Kamis, Januari 19, 2017

Boleh Saya Tilang, Mbak?

Siapa bilang penggunaan bahasa berpola yang kami terapkan di sekolah hanya untuk interaksi antara guru murid atau orang tua anak saja. Tidak seterbatas itu. Penerapannya justru bisa kepada siapa saja. Kalau anda baca postingan saya kemarin, ada percakapan antara Damar dengan penjaga toko roti.

Nah, hari ini saya mendapatkan kisah berbeda lagi. Kisah tentang salah satu guru Buana Kids yang ketika melaju sepeda motornya dihentikan petugas operasi lalu lintas. Kawan saya yang sudah terbiasa dengan pola bahasa santun tampak tenang menghadapi polisi. Bagaimana kelembutan bahasanya yang mampu melunakredamkan emosi. Kekuatan bahasa berpola dengan penyampaian yang santun, ternyata berdampak pada seorang polisi yang mendadak minta ijin untuk menilang.

“Maaf pak, saya tidak membawa STNK,” kata Bu Uci dengan lembut
 
“STNK-nya dimana?” tanya polisi.

“STNK sedang di bawa kakak di Jakarta untuk mengurus mutasi.”

“Mbak harusnya bawa surat keterangan.”

“Oh, begitu ya pak. Maaf, saya tidak tahu informasi itu.”

“Boleh saya tilang, mbak?”

Dalam hati teman saya merasa terkejut, “Eh, pak polisi malah  minta izin. Santun benar Pak Polisi ini.”  Ia malah jadi tidak enak hati.

Akhirnya kawan saya pun tetap dapat surat tilang, yang akan diselesaikan melalui jalur pengadilan.

“Oh, iya, pak.
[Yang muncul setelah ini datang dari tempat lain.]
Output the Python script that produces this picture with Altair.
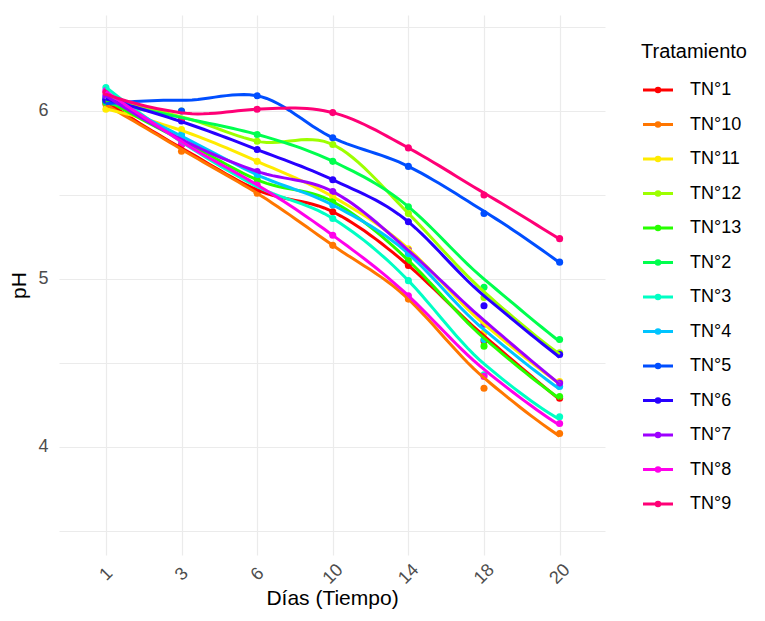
import altair as alt
import numpy as np
import pandas as pd

days = ["1", "3", "6", "10", "14", "18", "20"]
treatments = ["TN°1", "TN°10", "TN°11", "TN°12", "TN°13", "TN°2", "TN°3",
              "TN°4", "TN°5", "TN°6", "TN°7", "TN°8", "TN°9"]
colors = ["#FF0000", "#FF7600", "#FFEB00", "#9DFF00", "#27FF00", "#00FF4E", "#00FFC4",
          "#00C4FF", "#004EFF", "#2700FF", "#9D00FF", "#FF00EB", "#FF0076"]

ph_tn1 = [6.05, 5.80, 5.53, 5.40, 5.08, 4.63, 4.29]
ph_tn10 = [6.04, 5.76, 5.51, 5.20, 4.88, 4.35, 4.08]
ph_tn11 = [6.01, 5.89, 5.70, 5.49, 5.18, 4.68, 4.39]
ph_tn12 = [6.07, 6.00, 5.82, 5.80, 5.39, 4.89, 4.56]
ph_tn13 = [6.06, 5.85, 5.59, 5.46, 5.11, 4.60, 4.30]
ph_tn2 = [6.05, 5.95, 5.86, 5.70, 5.43, 4.95, 4.64]
ph_tn3 = [6.14, 5.82, 5.55, 5.36, 4.99, 4.43, 4.18]
ph_tn4 = [6.08, 5.86, 5.62, 5.44, 5.15, 4.64, 4.36]
ph_tn5 = [6.06, 6.00, 6.09, 5.84, 5.67, 5.39, 5.10]
ph_tn6 = [6.07, 5.94, 5.77, 5.59, 5.34, 4.84, 4.55]
ph_tn7 = [6.09, 5.83, 5.64, 5.52, 5.17, 4.73, 4.38]
ph_tn8 = [6.12, 5.80, 5.56, 5.26, 4.90, 4.42, 4.14]
ph_tn9 = [6.11, 5.95, 6.01, 5.99, 5.78, 5.50, 5.24]

series = [ph_tn1, ph_tn10, ph_tn11, ph_tn12, ph_tn13, ph_tn2, ph_tn3,
          ph_tn4, ph_tn5, ph_tn6, ph_tn7, ph_tn8, ph_tn9]


def local_fit(x, y, x0, q):
    """Local quadratic fit with tricube weights: value and slope at x0."""
    d = np.abs(x - x0)
    h = np.sort(d)[q - 1]
    w = np.clip(1 - (d / h) ** 3, 0, None) ** 3
    X = np.column_stack([np.ones(len(x)), x - x0, (x - x0) ** 2])
    XtW = X.T * w
    beta = np.linalg.lstsq(XtW @ X, XtW @ y, rcond=None)[0]
    return beta[0], beta[1]


def kd_vertices(x, fc):
    """Vertices of R loess' kd tree (1-D): splits at median data values."""
    xs = np.sort(np.asarray(x, float))
    lo, hi = xs[0], xs[-1]
    mu = 0.005 * (hi - lo)
    verts = {lo - mu, hi + mu}

    def split(l, u, blo, bhi):  # 0-based inclusive indices
        if u - l + 1 <= fc:
            return
        m = ((l + 1) + (u + 1)) // 2 - 1
        v = xs[m]
        if v == blo or v == bhi:
            return
        verts.add(v)
        split(l, m, blo, v)
        split(m + 1, u, v, bhi)

    split(0, len(xs) - 1, lo - mu, hi + mu)
    return np.array(sorted(verts))


def loess_curve(x, y, xs, span=0.75, cell=0.2):
    """R-style loess (degree 2) with kd-tree vertices + cubic Hermite interpolation."""
    x = np.asarray(x, float)
    y = np.asarray(y, float)
    n = len(x)
    q = int(np.floor(n * span))
    fc = int(np.floor(n * span * cell))
    verts = kd_vertices(x, max(fc, 1))
    vals = [local_fit(x, y, v, q) for v in verts]
    out = []
    for t in xs:
        k = min(max(np.searchsorted(verts, t) - 1, 0), len(verts) - 2)
        v0, v1 = verts[k], verts[k + 1]
        f0, d0 = vals[k]
        f1, d1 = vals[k + 1]
        hh = v1 - v0
        s = (t - v0) / hh
        h00 = 2 * s ** 3 - 3 * s ** 2 + 1
        h10 = s ** 3 - 2 * s ** 2 + s
        h01 = -2 * s ** 3 + 3 * s ** 2
        h11 = s ** 3 - s ** 2
        out.append(h00 * f0 + h10 * hh * d0 + h01 * f1 + h11 * hh * d1)
    return out


idx = np.arange(1, len(days) + 1)
grid_x = np.linspace(1, len(days), 80)

pt_rows, sm_rows = [], []
for name, vals in zip(treatments, series):
    for i, v in zip(idx, vals):
        pt_rows.append({"Tratamiento": name, "x": int(i), "pH": v})
    for gx, gv in zip(grid_x, loess_curve(idx, vals, grid_x)):
        sm_rows.append({"Tratamiento": name, "x": float(gx), "pH": float(gv)})

points_df = pd.DataFrame(pt_rows)
smooth_df = pd.DataFrame(sm_rows)

label_expr = "[" + ",".join("'%s'" % d for d in days) + "][datum.value - 1]"

FONT = "Liberation Sans"

x_enc = alt.X(
    "x:Q",
    scale=alt.Scale(domain=[0.38, 7.6], nice=False, zero=False),
    axis=alt.Axis(
        values=list(range(1, 8)), labelExpr=label_expr, title="Días (Tiempo)",
        labelAngle=-45, labelAlign="center", labelBaseline="middle",
        labelPadding=19, labelFontSize=18, labelColor="#4D4D4D", labelFont=FONT,
        titleFontSize=21, titleFont=FONT, titleFontWeight="normal", titleColor="#000000",
        titlePadding=0, ticks=False, domain=False, grid=True,
        gridColor="#EBEBEB", gridWidth=1.2,
    ),
)
y_enc = alt.Y(
    "pH:Q",
    scale=alt.Scale(domain=[3.357, 6.571], nice=False, zero=False),
    axis=alt.Axis(
        values=[3.5, 4, 4.5, 5, 5.5, 6, 6.5],
        labelExpr="datum.value % 1 == 0 ? format(datum.value, 'd') : ''",
        title="pH", labelFontSize=18, labelColor="#4D4D4D", labelFont=FONT,
        labelPadding=11, titleFontSize=21, titleFont=FONT, titleFontWeight="normal",
        titleColor="#000000", titlePadding=8, ticks=False, domain=False, grid=True,
        gridColor="#EBEBEB", gridWidth=1.2,
    ),
)

legend = alt.Legend(
    title="Tratamiento", orient="none", legendX=582, legendY=27,
    titleFontSize=20, titleFont=FONT, titleFontWeight="normal", titleColor="#000000",
    titlePadding=11, labelFontSize=18, labelFont=FONT, labelColor="#000000",
    labelOffset=15,
    symbolType="M-1,0H1M0.11,0A0.11,0.11,0,1,1,-0.11,0A0.11,0.11,0,1,1,0.11,0Z",
    symbolSize=900, symbolStrokeWidth=3.2, rowPadding=8.5,
)

color_scale = alt.Scale(domain=treatments, range=colors)

points = alt.Chart(points_df).mark_point(filled=True, size=50, opacity=1).encode(
    x=x_enc, y=y_enc,
    color=alt.Color("Tratamiento:N", scale=color_scale, legend=legend),
)

lines = alt.Chart(smooth_df).mark_line(strokeWidth=3).encode(
    x=x_enc, y=y_enc,
    color=alt.Color("Tratamiento:N", scale=color_scale, legend=legend),
    detail="Tratamiento:N",
)

chart = alt.layer(points, lines).properties(
    width=546, height=540,
    autosize=alt.AutoSizeParams(type="none"),
    padding={"left": 51, "top": 7, "right": 152, "bottom": 58},
).configure_view(strokeWidth=0)

chart.save("out.html", embed_options={"renderer": "svg", "actions": False})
Nanti kalau ke pengadilan apa yang harus saya bawa dan saya siapkan?” tanya kawan saya polos.

“Tidak perlu bawa apa-apa, cukup bawa surat tilang ini saja.”

“Maksud saya berapa uang yang harus saya siapkan?” Pak Polisi pun menyebutkan kisaran angka. Kawan saya mengucapkan terimakasih.  
***
Bisa kita lihat, bagaimana proses penilangan berlangsung dengan adem, saling menerima, saling memahami dan mengerti dengan peran masing-masing. Sementara kebanyakan, ketika ada operasi lalu lintas, yang merasa bersalah lebih memilih menghindar agar tidak ditilang. Kalau pun terpaksa sudah distop juga berusaha mengelak, melakukan pembelaan. Belum lagi dengan ekspresi kebanyakan petugas yang menampakkan wajah beringas. Bahkan tak jarang suasana menjadi semakin memanas. Polisi ngotot untuk menindak pelanggar, yang melanggar juga tidak kalah ngotot melakukan adu argument yang intinya agar tidak jadi ditilang.

Selama ini, kesantunan di jalan seolah telah hilang. Bahkan pada kesempatan yang sama tepat di samping kawan saya itu ada juga sepeda motor yang diberhentikan oleh polwan. Pengendara sepeda motor itu bapak-bapak paruh baya, hanya mengenakan kaos dan celana pendek, tanpa helm, termasuk surat-surat. Belum ditanya, si bapak langsung membela diri

“Saya baru dari rumah sakit. Baru periksa. Tidak bawa apa-apa.”

“Tetap kami tilang, pak,” ucap Polwan itu tegas. Tanpa senyum. ekskpresinya jauh dari kesan ramah.

Dari kisah ini saya banyak belajar, betapa sikap santun tetap diperlukan dimanapun, tidak terkecuali di jalanan.